"Le bonheur s'additionne" et quand il tombe à l'eau, on va le cueillir ailleurs

Premier film d'Agnès Varda que je vois, une légère appréhension me guette: je ne voudrais pas passer à côté du cinéma de cette femme qui a l'air tellement pleine d'énergie... Canal propose dans son catalogue Le Bonheur, ça m'a l'air d'être une chouette porte d'entrée vers l'univers de Varda.

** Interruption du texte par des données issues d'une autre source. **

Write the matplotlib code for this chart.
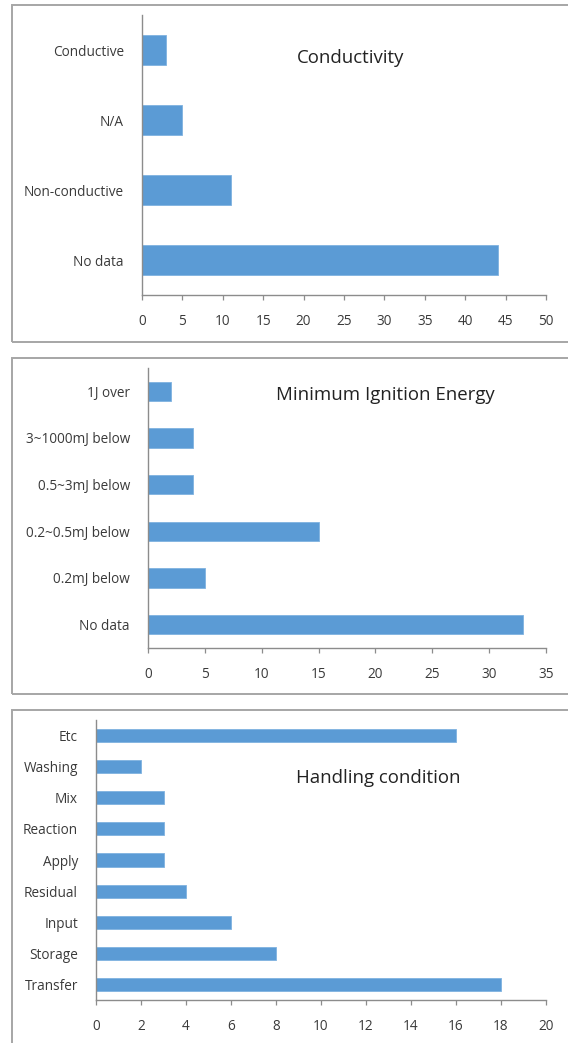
"""Horizontal bar charts: conductivity, minimum ignition energy, handling condition."""

import matplotlib.pyplot as plt
from matplotlib.patches import Rectangle

conductivity_labels = ["No data", "Non-conductive", "N/A", "Conductive"]
conductivity_counts = [44, 11, 5, 3]

mie_labels = ["No data", "0.2mJ below", "0.2~0.5mJ below", "0.5~3mJ below",
              "3~1000mJ below", "1J over"]
mie_counts = [33, 5, 15, 4, 4, 2]

handling_labels = ["Transfer", "Storage", "Input", "Residual", "Apply",
                   "Reaction", "Mix", "Washing", "Etc"]
handling_counts = [18, 8, 6, 4, 3, 3, 3, 2, 16]

BAR_COLOR = "#5B9BD5"
AXIS_COLOR = "#8C8C8C"
TEXT_COLOR = "#3A3A3A"
FONT = ["Open Sans", "DejaVu Sans"]

W, H = 568, 1043
plt.rcParams["font.family"] = FONT

fig = plt.figure(figsize=(W / 100, H / 100), dpi=100)


def px_axes(left, top, right, bottom):
    return fig.add_axes([left / W, 1 - bottom / H, (right - left) / W, (bottom - top) / H])


def panel_box(top, bottom):
    fig.patches.append(Rectangle((12 / W, 1 - bottom / H), (W + 10) / W, (bottom - top) / H,
                                 transform=fig.transFigure, fill=False,
                                 edgecolor="#A6A6A6", linewidth=1.4))


def bar_panel(ax, labels, counts, xmax, step, title, title_xy):
    n = len(labels)
    ax.barh(range(n), counts, height=0.42, color=BAR_COLOR, edgecolor="#7FB2E0", linewidth=0.6)
    ax.set_ylim(-0.5, n - 0.5)
    ax.set_xlim(0, xmax)
    ax.set_xticks(range(0, xmax + 1, step))
    ax.set_yticks(range(n))
    ax.set_yticklabels(labels)
    for side in ("top", "right"):
        ax.spines[side].set_visible(False)
    for side in ("left", "bottom"):
        ax.spines[side].set_color(AXIS_COLOR)
        ax.spines[side].set_linewidth(1.0)
    ax.tick_params(axis="x", length=3.5, width=0.9, color=AXIS_COLOR, pad=10,
                   labelsize=9.8, labelcolor=TEXT_COLOR)
    ax.tick_params(axis="y", length=0, pad=13, labelsize=9.8, labelcolor=TEXT_COLOR)
    ax.set_facecolor("none")
    fig.text(title_xy[0] / W, 1 - title_xy[1] / H, title, ha="center", va="center",
             fontsize=13.4, color="#222222")


panel_box(5, 342)
panel_box(358, 694)
panel_box(710, H + 10)

ax1 = px_axes(142, 15, 546, 295)
bar_panel(ax1, conductivity_labels, conductivity_counts, 50, 5, "Conductivity", (351, 58))

ax2 = px_axes(148, 368, 546, 648)
bar_panel(ax2, mie_labels, mie_counts, 35, 5, "Minimum Ignition Energy", (385, 395))

ax3 = px_axes(96, 720, 546, 1000)
bar_panel(ax3, handling_labels, handling_counts, 20, 2, "Handling condition", (378, 778))

fig.savefig("out.png", dpi=100)
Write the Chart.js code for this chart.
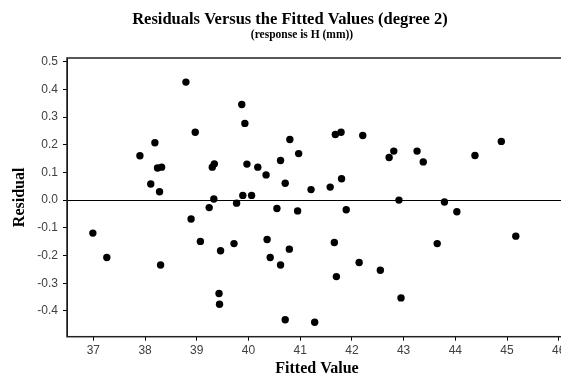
<!DOCTYPE html>
<html>
<head>
<meta charset="utf-8">
<script src="https://cdn.jsdelivr.net/npm/chart.js@4.4.1/dist/chart.umd.min.js"></script>
<style>
  html, body { margin: 0; padding: 0; background: #fff; overflow: hidden; width: 561px; height: 378px; }
  canvas { display: block; }
</style>
</head>
<body>
<canvas id="c" width="592" height="378"></canvas>
<script>
const titleText = "Residuals Versus the Fitted Values (degree 2)";
const subtitleText = "(response is H (mm))";
const xAxisTitle = "Fitted Value";
const yAxisTitle = "Residual";

const fittedValues = [
  36.99, 37.26, 37.90, 38.11, 38.19, 38.24, 38.32, 38.28, 38.30, 38.79,
  38.89, 38.97, 39.07, 39.24, 39.30, 39.34, 39.33, 39.43, 39.44, 39.46,
  39.72, 39.77, 39.87, 39.89, 39.93, 39.97, 40.06, 40.18, 40.34, 40.36,
  40.42, 40.55, 40.62, 40.62, 40.71, 40.71, 40.79, 40.80, 40.95, 40.97,
  41.21, 41.28, 41.58, 41.66, 41.68, 41.70, 41.79, 41.80, 41.89, 42.14,
  42.21, 42.55, 42.72, 42.81, 42.91, 42.95, 43.26, 43.38, 43.65, 43.79,
  44.03, 44.38, 44.89, 45.17
];
const residuals = [
  -0.119, -0.207, 0.160, 0.058, 0.207, 0.116, 0.119, 0.030, -0.234, 0.426,
  -0.068, 0.245, -0.149, -0.027, 0.119, 0.131, 0.004, -0.337, -0.376, -0.183,
  -0.157, -0.011, 0.345, 0.017, 0.277, 0.130, 0.017, 0.119, 0.091, -0.142,
  -0.207, -0.030, 0.143, -0.234, 0.061, -0.432, -0.177, 0.219, -0.039, 0.168,
  0.038, -0.441, 0.047, -0.153, 0.237, -0.276, 0.245, 0.077, -0.035, -0.225,
  0.233, -0.253, 0.154, 0.177, 0.000, -0.353, 0.177, 0.138, -0.157, -0.007,
  -0.042, 0.161, 0.212, -0.130
];
const xTicks = [37, 38, 39, 40, 41, 42, 43, 44, 45, 46];
const yTicks = [-0.4, -0.3, -0.2, -0.1, 0.0, 0.1, 0.2, 0.3, 0.4, 0.5];

const points = fittedValues.map((x, i) => ({ x: x, y: residuals[i] }));

const tickFont = { family: "'Liberation Sans', Arial, sans-serif", size: 12 };
const serifBold = "'Liberation Serif', 'Times New Roman', serif";

const framePlugin = {
  id: 'frameAndTitles',
  afterDraw(chart) {
    const { ctx, chartArea } = chart;
    ctx.save();
    ctx.strokeStyle = '#222';
    ctx.lineWidth = 1.5;
    ctx.strokeRect(chartArea.left, chartArea.top, chartArea.right - chartArea.left, chartArea.bottom - chartArea.top);
    ctx.fillStyle = '#000';
    ctx.textAlign = 'center';
    ctx.textBaseline = 'alphabetic';
    ctx.font = "bold 16.5px " + serifBold;
    ctx.fillText(titleText, 290, 24);
    ctx.font = "bold 11.5px " + serifBold;
    ctx.fillText(subtitleText, 302, 38);
    ctx.restore();
  }
};

new Chart(document.getElementById('c'), {
  type: 'scatter',
  data: {
    datasets: [{
      data: points,
      backgroundColor: '#000',
      borderColor: '#000',
      pointRadius: 3.7,
      pointHoverRadius: 3.7,
      borderWidth: 0
    }]
  },
  options: {
    responsive: false,
    animation: false,
    events: [],
    layout: { padding: { top: 58, right: 25, bottom: 0, left: 0 } },
    plugins: { legend: { display: false }, tooltip: { enabled: false }, title: { display: false } },
    scales: {
      x: {
        type: 'linear',
        min: 36.49,
        max: 46.16,
        afterBuildTicks: (s) => { s.ticks = xTicks.map(v => ({ value: v })); },
        afterFit: (s) => { s.height = 41.3; },
        ticks: {
          color: '#404040',
          font: tickFont,
          padding: 3,
          maxRotation: 0,
          autoSkip: false,
          callback: (v) => String(v)
        },
        grid: { drawOnChartArea: false, drawTicks: true, tickLength: 4, tickColor: '#000', color: '#000' },
        border: { display: true, color: '#000', width: 1 },
        title: {
          display: true, text: xAxisTitle, color: '#000',
          font: { family: serifBold, size: 16, weight: 'bold' },
          padding: { top: 0, bottom: 0 }
        }
      },
      y: {
        type: 'linear',
        min: -0.493,
        max: 0.513,
        afterBuildTicks: (s) => { s.ticks = yTicks.map(v => ({ value: v })); },
        afterFit: (s) => { s.width = 67; },
        ticks: {
          color: '#404040',
          font: tickFont,
          padding: 5,
          autoSkip: false,
          callback: (v) => Number(v).toFixed(1)
        },
        grid: {
          drawOnChartArea: true,
          drawTicks: true,
          tickLength: 4,
          tickColor: '#000',
          color: (c) => (c.tick && Math.abs(c.tick.value) < 1e-9) ? '#000' : 'rgba(0,0,0,0)',
          lineWidth: 1
        },
        border: { display: true, color: '#000', width: 1 },
        title: {
          display: true, text: yAxisTitle, color: '#000',
          font: { family: serifBold, size: 16, weight: 'bold' },
          padding: { top: 10, bottom: 0 }
        }
      }
    }
  },
  plugins: [framePlugin]
});
</script>
</body>
</html>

Ce qui m'a clairement frappé durant le visionnage, c'est sans aucun doute la malice technique du film: entre ce qui est dit, ce qui est montré, les fondus au cours du film ou la scène d'introduction avec des tournesols qui semblent comme dialoguer et annoncer la destinée future du couple, c'était aussi agréable que jouissif à regarder.
La meilleure scène illustrant tout cela est selon moi le rendez-vous au café de l'homme avec son amante. Je ne sais pas comment Varda a fait pour me donner cette impression mais la tension est géniale et maîtrisée: il semblerait que tous les couples autour soient des amants, à chaque plan du dialogue, un élément d'arrière plan rajoute de l'interdit à la situation. Des panneaux "Mystère" ou "tentation" à la bouche d'incendie, la mise en scène est vraiment belle et utile.
Puis c'est franchement agréable de voir une mise en scène qui résonne bien avec la Nouvelle Vague sans paraître incompréhensible (ce que je ressens lorsque je regarde quelques Godard, parce que je ne me suis pas encore intéressé en détail au type...). C'est frais, les thématiques abordées sont super précurseuses, on a presque toute la philosophie de mai68 si c'était résumé à de l'amour.


Quant au propos de l'oeuvre, je le trouve lui aussi, très intéressant. J'interprète personnellement ce film comme la confrontation de deux conceptions du bonheur. Si on veut faire les baratineurs, on pourrait y voir une inspiration aristotélicienne mais on s'en branle. D'une part, le personnage principal, qui voit le bonheur comme une addition (Bonheur = A+B+C). D'autre part, sa femme mais aussi son amante par moment, qui voit le bonheur comme une multiplication (Bonheur=AxBxC).
C'est très intéressant car cela signifie que l'homme va trouver du bonheur dans sa vie dans différentes sources indépendantes, là ou les femmes qu'il aime voient leur équation dépendantes des autres valeurs, ce qui signifie que dès que quelque chose se passe mal avec la valeur A par exemple, le bonheur réduit.
C'est vraiment génial parce que la plupart des gens pensent comme les femmes du film et c'est assez logique, le polyamour ne semble pas quelque chose vers lequel nous allons naturellement, l'exclusivité du couple est un élément social très fort dans notre société. Et ici, Varda dynamite ces codes de l'amour en nous montrant que c'est vraiment con l'exclusivité parce que ça rend les gens tristes très vite (cf le sort de la pauvre mère et première femme du mari) alors que le mec, ben il cultive son tournesol au jour le jour et à l'arrivée, c'est lui qui aura été le plus heureux dans sa vie. C'est simple comme bonjour et pourtant on continue à avoir une conception strictement exclusive de l'amour, comme si c'était pas si simple en fait...


Bref, Agnès Varda m'a ébloui avec ce film. C'est beau, ça raconte quelque chose d'intéressant, c'est beaucoup trop précurseur et ça se savoure comme une pâtisserie. A découvrir très vite!